Consequences for Practice
Prior to the initiation or, as the case may be, implementation of internal investigations more intensive data protection issues must be examined than before. Each individual case is to be gauged regarding the culpable crime, the degree of suspicion (circumstantial situation) and the affected employee’s interests, which are worthy of protection. This gauging process must be documented. A general ranking of permissible and not permissible investigation steps is no longer possible due to the BDSG’s strong case-by-case basis regulations.
Investigations should – at least on a first level – be limited to the analysis of data, which is not considered to be personal data. Experts in criminal and commercial law, as well as criminalistic approaches can make such investigations so precise that – on a second level – the use of personal data will provide sufficient suspicious facts.
Practice has shown that after a precise legal analysis in cases of doubt a coordination with the data protection legal authority can be useful. Furthermore, a confidant from the company’s co-determination institutions should be included.
Compliance departments, company data protectors and internal audit departments will have more work. Examination measures must now be precisely aligned with the data protection’s requirements. In particular, preventative investigations are to be delineated from repressive investigations.

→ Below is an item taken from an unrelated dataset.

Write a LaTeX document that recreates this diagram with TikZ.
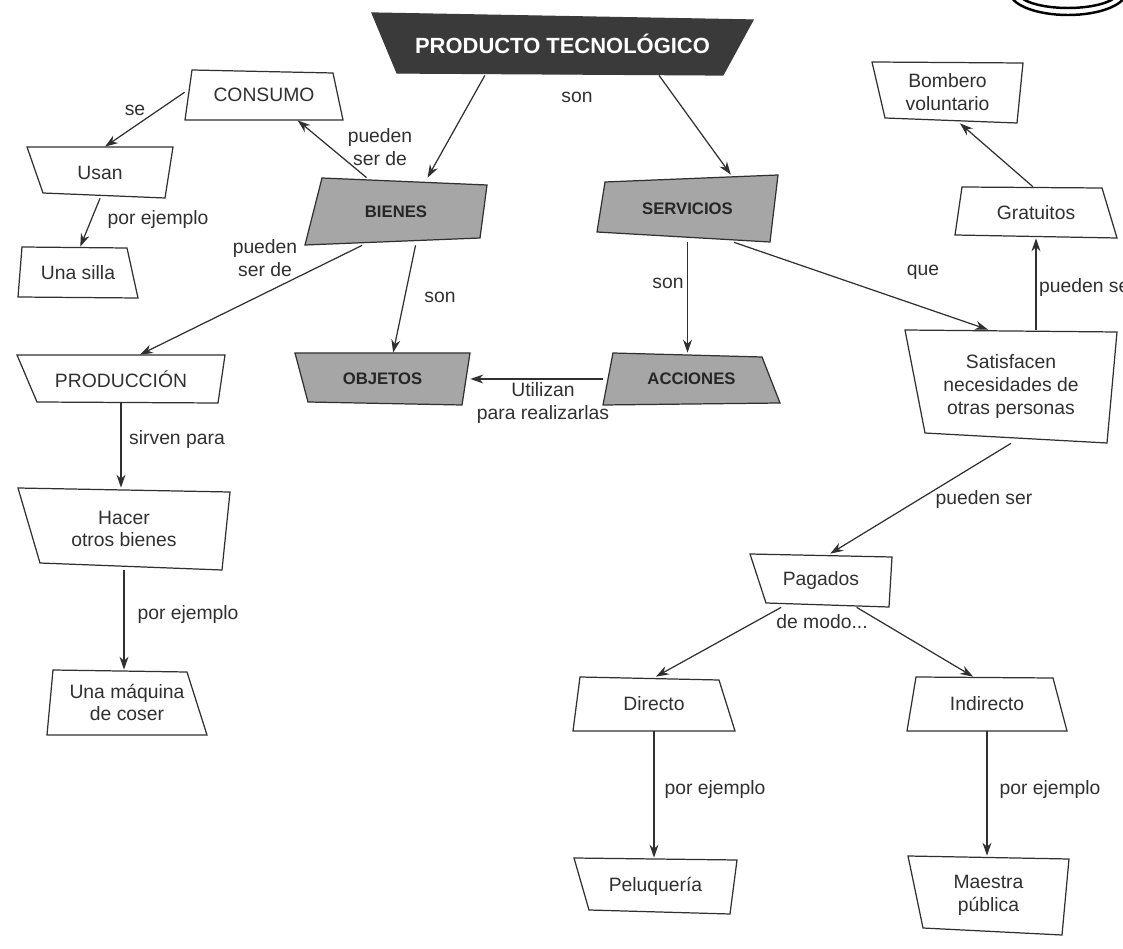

If companies now conduct investigations without concrete suspicions of breach of rules then they must closely examine the new legal situation. In this the main issue to be clarified is to what extent such investigations must access employee’s personal data or if it is instead not sufficient to analyze mere business data. At least when a first suspicion vis-à-vis a specific employee is present the control phase ends and investigations begin.
Furthermore, controls and investigations should also be precisely documented. Companies are only on the safe side if a compliance control is conducted based upon an exact examination of the facts and a precise analysis of the legal situation.

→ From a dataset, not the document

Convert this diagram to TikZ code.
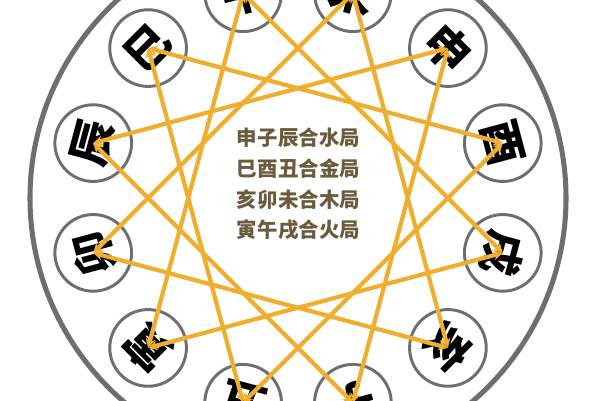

Practice will need to closely observe how the respective data protection supervision authorities interpret and apply the new regulations.
The revision of the BDSG leaves many questions unanswered. The legislator had set the goal of increasing data protection’s transparency in employment relationships. This was not accomplished. The necessity to combat economic offenses was not sufficiently considered.
While conducting internal investigations it is indispensible to use intelligent investigative approaches while exactly observing data protection legal limits of practical compliance work. Focusing on legal relevant business procedures and concrete developments are often preferential in practice vis-à-vis the usual “mass investigations”.